BJS: Several photographers comment on how their ranks eventually dwindled to about six. Approximately how many Western photojournalists are there today? Is there a different group of photographers who are reporting, or is it some of the same people you profile in the book?

MK: Well, conditions have changed. You almost can’t take a photo there anymore. It’s nearly a police state at this point. Literally the day the Americans pulled out, that was it. You walked outside with a camera and you were immediately sent home. You couldn’t go into the Green Zone with a camear, you couldn’t photograph in a fish market, you couldn’t leave Baghdad. Franco Pogetti, who has put in year after year in Iraq, said as much, and while I haven’t been there in over a year, I went to a public square one day to photograph a statue and was immediately told, “No pictures.”

I can’t say who’s there now. I don’t know if anybody is there now. I was there the week the Americans left, at the end of 2011. Every news operation in town was closing their bureau. There might be a handful of freelancers. NPR might have a stringer; the wire services might have people there; the Times still has its bureau. But it’s a done story, so far as I can tell.

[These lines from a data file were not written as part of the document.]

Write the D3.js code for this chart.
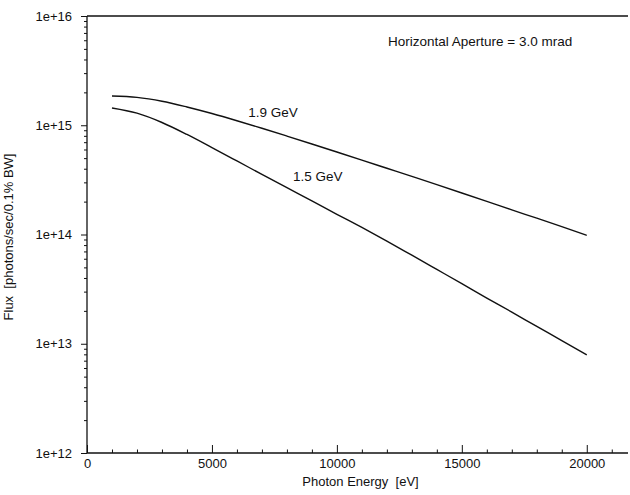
<!DOCTYPE html>
<html>
<head>
<meta charset="utf-8">
<script src="https://cdn.jsdelivr.net/npm/d3@7"></script>
<style>
  html, body { margin: 0; padding: 0; background: #fff; }
  svg { display: block; }
  text { font-family: "Liberation Sans", Arial, Helvetica, sans-serif; fill: #111; white-space: pre; }
</style>
</head>
<body>
<svg id="chart" width="630" height="495"></svg>
<script>
// ---- data ----
const energy = [1000, 2000, 3000, 4000, 5000, 6000, 7000, 8000, 9000, 10000,
                11000, 12000, 13000, 14000, 15000, 16000, 17000, 18000, 19000, 20000];
const flux19 = [1.85e15, 1.80e15, 1.66e15, 1.47e15, 1.28e15, 1.10e15, 9.38e14, 7.96e14, 6.74e14, 5.69e14,
                4.80e14, 4.04e14, 3.40e14, 2.86e14, 2.40e14, 2.01e14, 1.68e14, 1.41e14, 1.18e14, 9.83e13];
const flux15 = [1.44e15, 1.29e15, 1.06e15, 8.23e14, 6.24e14, 4.71e14, 3.55e14, 2.68e14, 2.03e14, 1.53e14,
                1.16e14, 8.7e13, 6.46e13, 4.79e13, 3.55e13, 2.62e13, 1.95e13, 1.44e13, 1.07e13, 7.9e12];
const seriesNames = ["1.9 GeV", "1.5 GeV"];
const xMajorTicks = [0, 5000, 10000, 15000, 20000];
const yMajorTicks = [1e12, 1e13, 1e14, 1e15, 1e16];
const xTitle = "Photon Energy  [eV]";
const yTitle = "Flux  [photons/sec/0.1% BW]";
const note = "Horizontal Aperture = 3.0 mrad";

// ---- layout ----
const svg = d3.select("#chart");
const pL = 87, pR = 628, pT = 16, pB = 453;
const x = d3.scaleLinear().domain([0, 21650]).range([pL, pR]);
const y = d3.scaleLog().domain([1e12, 1e16]).range([pB, pT]);

const xMinor = d3.range(0, 21001, 1000).filter(v => v % 5000 !== 0);
const yMinor = [];
yMajorTicks.slice(0, -1).forEach(d => { for (let k = 2; k <= 9; k++) yMinor.push(d * k); });

const FS = 13;

// x axis (ticks pointing inward/up)
const gx = svg.append("g").attr("transform", `translate(0,${pB})`);
gx.call(d3.axisBottom(x).tickValues(xMajorTicks).tickSizeInner(-8).tickSizeOuter(0).tickPadding(6)
  .tickFormat(d3.format("d")));
gx.append("g").call(d3.axisBottom(x).tickValues(xMinor).tickSizeInner(-3.5).tickSizeOuter(0).tickFormat(""));
gx.selectAll(".domain").remove();
gx.append("line").attr("x1", pL).attr("x2", pR).attr("stroke", "#111").attr("stroke-width", 1.3);

// y axis (ticks pointing outward/left)
const gy = svg.append("g").attr("transform", `translate(${pL},0)`);
gy.call(d3.axisLeft(y).tickValues(yMajorTicks).tickSizeInner(6).tickSizeOuter(0).tickPadding(9)
  .tickFormat(d3.format(".0e")));
gy.append("g").call(d3.axisLeft(y).tickValues(yMinor).tickSizeInner(3).tickSizeOuter(0).tickFormat(""));
gy.selectAll(".domain").remove();
gy.append("line").attr("y1", pT).attr("y2", pB).attr("stroke", "#111").attr("stroke-width", 1.3);

svg.selectAll(".tick line").attr("stroke", "#111").attr("stroke-width", 1);
svg.selectAll(".tick text").attr("font-size", FS).attr("fill", "#111")
  .style("font-family", '"Liberation Sans", Arial, Helvetica, sans-serif');

// top frame line
svg.append("line").attr("x1", pL).attr("x2", pR).attr("y1", pT).attr("y2", pT)
  .attr("stroke", "#111").attr("stroke-width", 1.3);

// curves
const line = d3.line().x(d => x(d[0])).y(d => y(d[1])).curve(d3.curveMonotoneX);
[flux19, flux15].forEach(vals => {
  svg.append("path").datum(energy.map((e, i) => [e, vals[i]]))
    .attr("d", line).attr("fill", "none").attr("stroke", "#111").attr("stroke-width", 1.4);
});

// annotations
svg.append("text").attr("x", x(6450)).attr("y", y(1.19e15)).attr("font-size", FS + 0.5).text(seriesNames[0]);
svg.append("text").attr("x", x(8244)).attr("y", y(3.09e14)).attr("font-size", FS + 0.5).text(seriesNames[1]);
svg.append("text").attr("x", x(12046)).attr("y", y(5.26e15)).attr("font-size", FS + 0.5).text(note);

// axis titles
svg.append("text").attr("x", (pL + pR) / 2 + 3).attr("y", 486).attr("text-anchor", "middle")
  .attr("font-size", FS).text(xTitle);
svg.append("text").attr("transform", "translate(13,237) rotate(-90)").attr("text-anchor", "middle")
  .attr("font-size", FS).text(yTitle);
</script>
</body>
</html>
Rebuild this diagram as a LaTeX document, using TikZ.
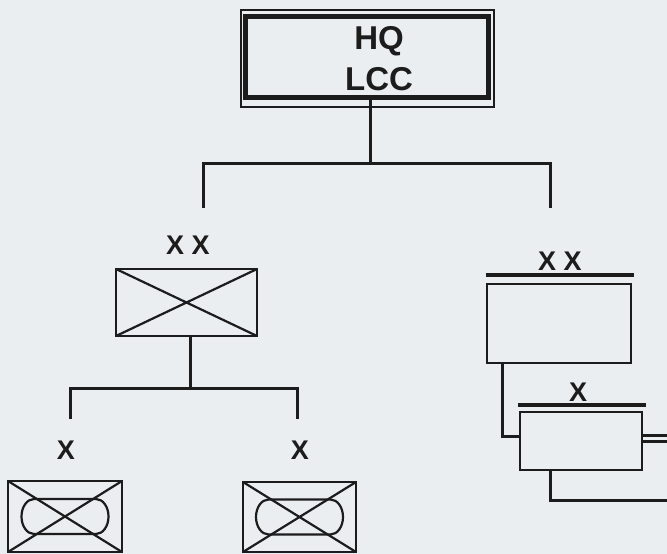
\documentclass[tikz,border=0pt]{standalone}
\usepackage{fontspec}
\newfontfamily\unitfont{Liberation Sans}
\definecolor{paper}{RGB}{234,238,241}
\definecolor{ink}{RGB}{28,28,28}
\tikzset{
  unitbox/.style={draw=ink, line width=2.4pt, inner sep=0pt},
  infantry/.style={unitbox, path picture={
      \draw[ink, line width=2.2pt]
        (path picture bounding box.north west) -- (path picture bounding box.south east)
        (path picture bounding box.south west) -- (path picture bounding box.north east);}},
  mechinf/.style={unitbox, path picture={
      \draw[ink, line width=2.2pt]
        (path picture bounding box.north west) -- (path picture bounding box.south east)
        (path picture bounding box.south west) -- (path picture bounding box.north east);
      \draw[ink, line width=2.2pt]
        ([xshift=-31pt,yshift=17.5pt]path picture bounding box.center) -- ++(62pt,0pt)
        arc[start angle=90, end angle=-90, x radius=12.5pt, y radius=17.5pt]
        -- ++(-62pt,0pt)
        arc[start angle=270, end angle=90, x radius=12.5pt, y radius=17.5pt] -- cycle;}},
  echelon/.style={inner sep=0pt, text=ink, font=\unitfont\bfseries\fontsize{27}{32}\selectfont},
  echelonbar/.style={draw=ink, line width=3.4pt},
  link/.style={draw=ink, line width=3pt},
}
\begin{document}
\begin{tikzpicture}[x=1pt, y=-1pt]
  \fill[paper] (0,0) rectangle (667,554);
  \useasboundingbox (0,0) rectangle (667,554);

  % headquarters
  \node[draw=ink, line width=1.5pt, minimum width=253pt, minimum height=97pt] (hqframe) at (367.5,58.5) {};
  \node[draw=ink, line width=5pt, minimum width=242.5pt, minimum height=81pt] (hq) at (366.75,56.5) {};
  \node[text=ink, align=center, inner sep=0pt,
        font=\unitfont\bfseries\fontsize{33}{41}\selectfont] (hqtext) at (379,59) {HQ\\LCC};

  % divisions
  \node[infantry, minimum width=141pt, minimum height=67pt] (divA) at (186.5,302.5) {};
  \node[echelon] (divAlbl) at (188,245.5) {X X};
  \node[unitbox, minimum width=144pt, minimum height=79pt] (divB) at (559,323.5) {};
  \draw[echelonbar] ([yshift=8pt]divB.north west) -- ([xshift=2pt,yshift=8pt]divB.north east);
  \node[echelon] (divBlbl) at (560,261.5) {X X};

  % brigades
  \node[mechinf, minimum width=114pt, minimum height=71pt] (bdeA1) at (65,516.5) {};
  \node[echelon] (bdeA1lbl) at (66,450.5) {X};
  \node[mechinf, minimum width=113pt, minimum height=70pt] (bdeA2) at (299.5,517) {};
  \node[echelon] (bdeA2lbl) at (300,450.5) {X};
  \node[unitbox, minimum width=122pt, minimum height=58pt] (bdeB) at (581,441) {};
  \draw[echelonbar] ([xshift=-1pt,yshift=6pt]bdeB.north west) -- ([xshift=3pt,yshift=6pt]bdeB.north east);
  \node[echelon] (bdeBlbl) at (578,392) {X};

  % command lines
  \coordinate (hqfork) at (370,163);
  \coordinate (divAend) at (203,208);
  \coordinate (divBend) at (550,208);
  \draw[link] (hqfork |- hq.south) -- (hqfork);
  \draw[link] (divAend) |- (hqfork) -| (divBend);

  \coordinate (divAfork) at (190,388);
  \coordinate (bdeA1end) at (70,419);
  \coordinate (bdeA2end) at (297,419);
  \draw[link] (divAfork |- divA.south) -- (divAfork);
  \draw[link] (bdeA1end) |- (divAfork) -| (bdeA2end);

  \draw[link] ([xshift=17pt]divB.south west) |- ([yshift=5pt]bdeB.west);

  \coordinate (eastA) at (667,435.5);
  \coordinate (eastB) at (667,441.5);
  \coordinate (eastC) at (667,500);
  \draw[link] (bdeB.east |- eastA) -- (eastA);
  \draw[link, line width=2.4pt] (bdeB.east |- eastB) -- (eastB);
  \draw[link] ([xshift=32pt]bdeB.south west) |- (eastC);
\end{tikzpicture}
\end{document}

We did get some work out. The frustration with Iraq was that you had to put in months. I would go for two months and come out with a handful of good photos. I could go to Libya or Afghanistan and come away with the same number in one day. In Iraq, photographers were so locked down, but they hung in there and got good stuff. It was a difficult exercise, but compared to the conditions after the Americans left … well, the Iraqi government has shut things down 100 percent.